En los turbulentos años sesenta, que tanto habrían de significar para lo venidero, la actividad musical que se generaba en el Conservatorio de Música giraba alrededor de Humberto Viscarra Monje y Gustavo Navarre. Allí me fui a inmiscuir con la intención de aprender música, y así tuve la oportunidad de conocer a estos personajes que han marcado mi vida de una manera tan curiosa a la vez que diferente. Recuerdo bien cuando conocí a Gustavo Navarre en su clase de armonía a la que yo asistí por primera vez allá por los años sesenta.
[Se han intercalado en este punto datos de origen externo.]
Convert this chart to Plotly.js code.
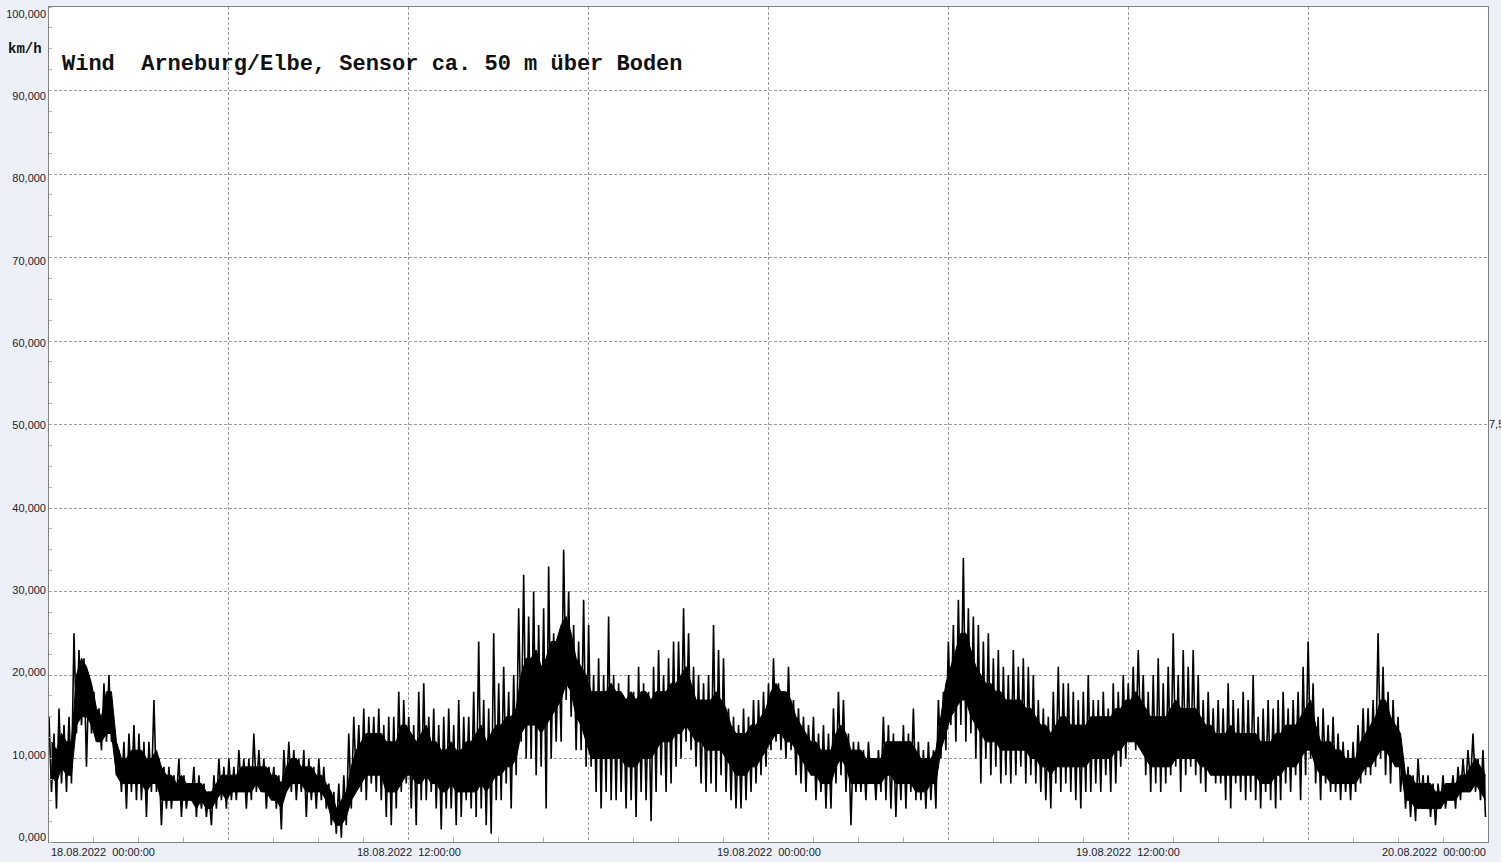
<!DOCTYPE html>
<html>
<head>
<meta charset="utf-8">
<script src="https://cdn.plot.ly/plotly-3.0.1.min.js"></script>
<style>
html,body{margin:0;padding:0;background:#edf0f9;}
#chart{width:1501px;height:862px;}
</style>
</head>
<body>
<div id="chart"></div>
<script>
// 10-minute bins starting 18.08.2022 00:00 — peaks and dips of the wind speed (km/h)
const windHigh = [
  15,13,16,14,15,25, 23,22,20,18,16,19, 20,14,11,12,13,14, 13,12,12,17,10,9,
  9,8,10,8,7,9, 8,7,6,8,10,9, 10,9,11,10,10,13, 11,10,9,9,8,11,
  12,11,10,11,10,9, 10,9,7,6,7,8, 13,15,14,16,15,15, 16,14,15,15,18,17,
  15,14,18,19,15,16, 14,15,16,14,17,15, 15,18,24,17,16,25, 19,21,18,20,28,32,
  27,30,26,28,33,25, 24,35,30,26,24,29, 26,20,22,20,27,20, 19,17,20,18,21,19,
  18,21,23,20,22,24, 24,28,25,21,20,19, 20,26,23,22,16,15, 14,16,15,17,17,18,
  19,22,19,18,21,17, 16,15,14,15,13,14, 13,16,18,17,13,12, 12,11,12,10,11,15,
  14,13,12,14,13,16, 12,11,12,11,17,18, 24,26,29,34,28,27, 26,24,25,22,23,21,
  20,23,21,22,21,20, 17,16,15,18,21,19, 19,18,17,18,20,17, 17,18,16,19,18,20,
  19,21,23,20,18,20, 22,19,21,25,20,23, 21,23,20,17,18,16, 17,16,19,17,16,18,
  17,20,15,16,17,16, 17,18,16,17,18,21, 24,19,15,16,14,15, 13,12,11,12,14,16,
  16,17,25,21,18,17, 15,10,9,8,10,8, 8,7,7,8,7,8, 9,10,11,13,10,11
];
const windLow = [
  6,4,7,6,7,13, 14,9,13,12,11,12, 12,8,6,4,6,5, 5,3,6,6,2,4,
  4,5,3,4,5,3, 4,3,2,4,5,4, 5,5,6,4,5,6, 6,4,6,4,1.5,6,
  6,5,6,3,5,4, 5,4,2,1,0.5,2, 4,7,6,5,7,6, 5,3,2,4,6,7,
  4,2,5,5,6,4, 1.5,4,4,2,3,5, 4,3,4,2,1,5, 5,7,4,8,12,10,
  10,8,9,4,10,12, 12,17,15,11,11,9, 9,6,4,6,5,5, 6,4,5,3,6,5,
  2.5,6,8,6,7,9, 10,12,11,9,7,6, 7,6,8,6,5,4, 4,5,6,7,8,9,
  11,12,11,10,11,8, 7,6,8,5,6,4, 4,7,8,6,2,6, 6,5,7,5,6,5,
  4,3,5,4,6,5, 5,4,5,4,10,11, 14,12,14,12,13,10, 7,10,8,9,7,8,
  7,8,9,7,8,7, 6,5,4,7,6,7, 6,5,4,6,6,7, 6,8,6,7,9,10,
  12,11,12,8,6,7, 6,7,8,9,6,8, 9,8,7,6,8,7, 7,5,4,7,6,5,
  6,5,4,6,5,4, 5,7,6,8,5,8, 10,7,5,7,6,6, 5,6,5,6,7,8,
  8,9,10,8,7,9, 6,4,3,2.5,5,4, 3,2,4,4,5,4, 5,6,7,6,5,3
];
// dense core of the trace, same 10-minute bins
const coreHigh = [
  12,11,13,12,12,20, 22,21,19,16,15,18, 18,12,10,10,11,11, 11,10,10,11,9,8,
  8,7,8,7,7,7, 7,6,6,7,8,8, 8,8,9,9,9,9, 9,9,8,8,7,9,
  10,10,9,9,9,8, 8,7,6,4,5,6, 9,11,12,13,13,13, 13,12,12,12,14,14,
  13,12,13,14,12,12, 11,11,12,11,11,12, 12,13,14,12,13,14, 14,15,15,16,20,22,
  22,23,21,22,24,24, 26,27,25,22,21,20, 18,18,18,18,19,18, 18,17,18,17,18,18,
  17,18,18,18,19,19, 20,21,19,17,17,17, 17,18,17,16,14,13, 13,13,14,14,15,16,
  18,19,18,18,17,15, 14,13,12,12,11,11, 11,13,14,13,11,11, 11,10,10,10,10,12,
  12,12,12,12,12,11, 10,10,10,11,15,19, 21,23,25,25,23,21, 20,19,19,18,18,17,
  17,17,17,16,16,15, 14,14,13,14,15,15, 14,14,14,14,15,15, 15,15,15,16,16,17,
  17,18,17,16,15,15, 15,15,16,17,16,16, 16,16,15,14,14,13, 13,13,14,13,13,13,
  13,13,12,12,12,13, 13,14,14,14,15,16, 17,14,12,12,12,11, 11,10,10,10,12,13,
  14,15,17,17,15,14, 13,8,8,7,7,7, 7,6,6,7,7,7, 8,8,9,10,9,8
];
const coreLow = [
  8,7,9,8,8,14, 15,15,14,12,12,13, 13,8,7,7,7,7, 7,6,7,7,5,5,
  5,5,5,5,5,4, 5,4,4,5,6,5, 6,6,6,6,6,7, 6,6,5,5,4,6,
  7,7,7,6,6,6, 6,5,3,2,2,3, 5,6,7,8,8,8, 8,6,6,6,7,8,
  8,7,7,8,7,7, 6,6,7,6,6,6, 6,6,7,6,7,8, 8,9,9,10,13,14,
  14,14,13,14,15,16, 17,19,18,15,14,12, 10,10,10,10,10,10, 10,9,9,9,10,10,
  10,11,12,12,12,13, 13,14,13,12,12,11, 11,11,11,10,9,8, 8,8,9,9,10,11,
  12,13,13,12,12,11, 10,9,8,8,7,7, 7,9,10,9,7,7, 7,7,7,7,7,8,
  8,7,7,7,7,6, 6,6,7,7,11,13, 15,16,17,17,15,14, 13,12,12,12,11,11,
  11,11,11,11,10,10, 9,9,8,9,9,9, 9,9,9,9,10,10, 10,10,10,11,11,12,
  12,12,11,10,9,9, 9,9,9,10,10,10, 10,10,9,9,8,8, 8,8,8,8,8,8,
  8,8,7,7,7,8, 8,9,9,9,10,11, 11,9,8,8,7,7, 7,7,7,7,8,9,
  9,10,11,11,10,9, 9,5,5,4,4,4, 4,4,4,5,5,5, 6,6,6,7,6,5
];
const yTickVals = [0,10,20,30,40,50,60,70,80,90,100];
const yTickText = ["0,000","10,000","20,000","30,000","40,000","50,000","60,000","70,000","80,000","90,000","100,000"];
const xLabelDates = ["2022-08-18 00:00:00","2022-08-18 12:00:00","2022-08-19 00:00:00","2022-08-19 12:00:00","2022-08-20 00:00:00"];
const xLabelText = ["18.08.2022  00:00:00","18.08.2022  12:00:00","19.08.2022  00:00:00","19.08.2022  12:00:00","20.08.2022  00:00:00"];
const titleText = "Wind\u00a0\u00a0Arneburg/Elbe, Sensor ca. 50 m über Boden";
const unitText = "km/h";
const rightText = "7,5";

const t0 = Date.UTC(2022,7,18,0,0,0);
const tEnd = Date.UTC(2022,7,20,0,0,0);
const binMs = 600000;

const xs = [], ys = [];
for (let i = 0; i < windHigh.length; i++) {
  xs.push(t0 + i*binMs); ys.push(windHigh[i]);
  xs.push(t0 + i*binMs + binMs/2); ys.push(windLow[i]);
}
const cx = coreHigh.map((_, i) => t0 + i*binMs + binMs/2);

function toMs(s){ const p = s.split(/[- :]/).map(Number); return Date.UTC(p[0],p[1]-1,p[2],p[3],p[4],p[5]); }

const annotations = [];
xLabelDates.forEach((d,i) => {
  const frac = (toMs(d)-t0)/(tEnd-t0);
  annotations.push({
    xref:'paper', yref:'paper', x: frac, y: 0, yshift: -10,
    xanchor: i===0 ? 'left' : (i===xLabelDates.length-1 ? 'right' : 'center'),
    yanchor:'middle', showarrow:false, text: xLabelText[i].replace(/ /g,'\u00a0'),
    font:{family:'Liberation Sans, Arial, sans-serif', size:11, color:'#222'}
  });
});
annotations.push({xref:'paper', yref:'paper', x:(60-49)/1439, y:(842-64)/835, xanchor:'left', yanchor:'middle',
  showarrow:false, text: titleText, font:{family:'Liberation Mono, Courier New, monospace', size:22, color:'#111', weight:'bold'}});
annotations.push({xref:'paper', yref:'paper', x:(25-49)/1439, y:(842-49)/835, xanchor:'center', yanchor:'middle',
  showarrow:false, text: unitText, font:{family:'Liberation Mono, Courier New, monospace', size:14, color:'#111', weight:'bold'}});
annotations.push({xref:'paper', yref:'paper', x:(1490-49)/1439, y:(842-424)/835, xanchor:'left', yanchor:'middle', xshift:-3,
  showarrow:false, text: rightText, font:{family:'Liberation Sans, Arial, sans-serif', size:11, color:'#222'}});

const coreLowTrace = {
  type:'scatter', mode:'lines', x: cx, y: coreLow,
  line:{color:'#000', width:1}, hoverinfo:'skip'
};
const coreHighTrace = {
  type:'scatter', mode:'lines', x: cx, y: coreHigh, fill:'tonexty', fillcolor:'#000',
  line:{color:'#000', width:1}, hoverinfo:'skip'
};
const spikeTrace = {
  type:'scatter', mode:'lines', x: xs, y: ys,
  line:{color:'#000', width:1.6}, hoverinfo:'skip'
};
const labelAxisTrace = { type:'scatter', mode:'lines', x: [], y: [], yaxis:'y2', hoverinfo:'skip' };

const layout = {
  width:1501, height:862,
  margin:{l:49, r:13, t:7, b:20, pad:0},
  paper_bgcolor:'#edf0f9', plot_bgcolor:'#ffffff',
  showlegend:false,
  xaxis:{
    type:'date', range:[t0, tEnd], showticklabels:false,
    tick0:t0, dtick:21600000, ticks:'', showgrid:true, gridcolor:'#9a9a9a', griddash:'3px,2px', gridwidth:1,
    showline:true, mirror:true, linecolor:'#808080', linewidth:1, zeroline:false,
    minor:{dtick:5400000, tick0:t0, ticks:'inside', ticklen:5, tickcolor:'#b0b0b0', showgrid:false}
  },
  yaxis:{
    range:[0,100], tickvals:yTickVals, showticklabels:false, ticks:'',
    showgrid:true, gridcolor:'#9a9a9a', griddash:'3px,2px', gridwidth:1,
    showline:true, mirror:true, linecolor:'#808080', linewidth:1, zeroline:false,
    minor:{dtick:2.5, ticks:'inside', ticklen:3, tickcolor:'#b0b0b0', showgrid:false}
  },
  yaxis2:{
    overlaying:'y', side:'left', range:[-0.61,100.85], tickvals:yTickVals, ticktext:yTickText,
    ticks:'', showgrid:false, showline:false, zeroline:false,
    tickfont:{family:'Liberation Sans, Arial, sans-serif', size:11, color:'#222'},
    ticklabelstandoff:2
  },
  annotations: annotations
};

Plotly.newPlot('chart', [coreLowTrace, coreHighTrace, spikeTrace, labelAxisTrace], layout, {staticPlot:true, displayModeBar:false});
</script>
</body>
</html>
Era él un hombre adusto, pero de fino humor, buen músico, admirador de Brahms; su exigente “oído absoluto” no le permitía escuchar desafinación ninguna. Era severo y no transaba así nomás con nada ni con nadie. Gustavo Navarre era un músico brillante y, pese a tal, vivía en Bolivia. Su manera de ser alimentó mis anhelos. Seguí a Navarre porque el destino inmediato reclamaba que había que seguirlo. Y así lo hice. Era bueno pasearse con él por El Prado de La Paz y hasta bien entrada la noche, cuando el paseo citadino era un lugar mágico, donde no hacía ni frío ni calor y el aire era claro. La vida, aparentemente feliz para mí, transcurría, entonces, entre contertulios con Navarre, sesiones para escuchar música los sábados por la tarde y mis estudios en el Conservatorio. Él se tomó en serio mi deseo de ser músico y de él aprendí algo que nunca he dejado de practicar en mi vida: apoyar y orientar a los jóvenes que, entre la confusión propia de la adolescencia, quieren ser músicos porque sí, por parecerles que ésta es la mejor manera de pasar el ocio contemplativo, sin saber siquiera cuál es el mejor camino para emprender la empresa y qué de piedras tiene el tal camino. Conocer a Gustavo Navarre fue para mí definitivo. Sólo entonces recibí un impulso verdadero para ser músico. Nos devanábamos los sesos conversando acerca de la importancia de ser músico en Bolivia, hablamos de ello varias veces pero él, en ese momento, era un joven talento musical lleno de esperanzas, de fuerza y de unas ganas enormes de hacer música aquí en Bolivia, y como Dios manda. Lo demás, razonado, no parecía importarle mucho. Navarre era sincero en su visión de ese momento y así me lo hizo comprender; así por lo menos lo recuerdo, y de esa manera emprendí, definitivamente, el simple esfuerzo para ser músico.
¿Quién tenía la razón? Todos y ninguno. El talento, el momento y el medio no siempre coinciden y nunca falta la multitud de mediocres interponiéndose entre el bienhacer y la verdad, y lo que debía ser progreso se queda en sueños. Fue siempre así, aquí y allá. ¿Cómo soportarlo?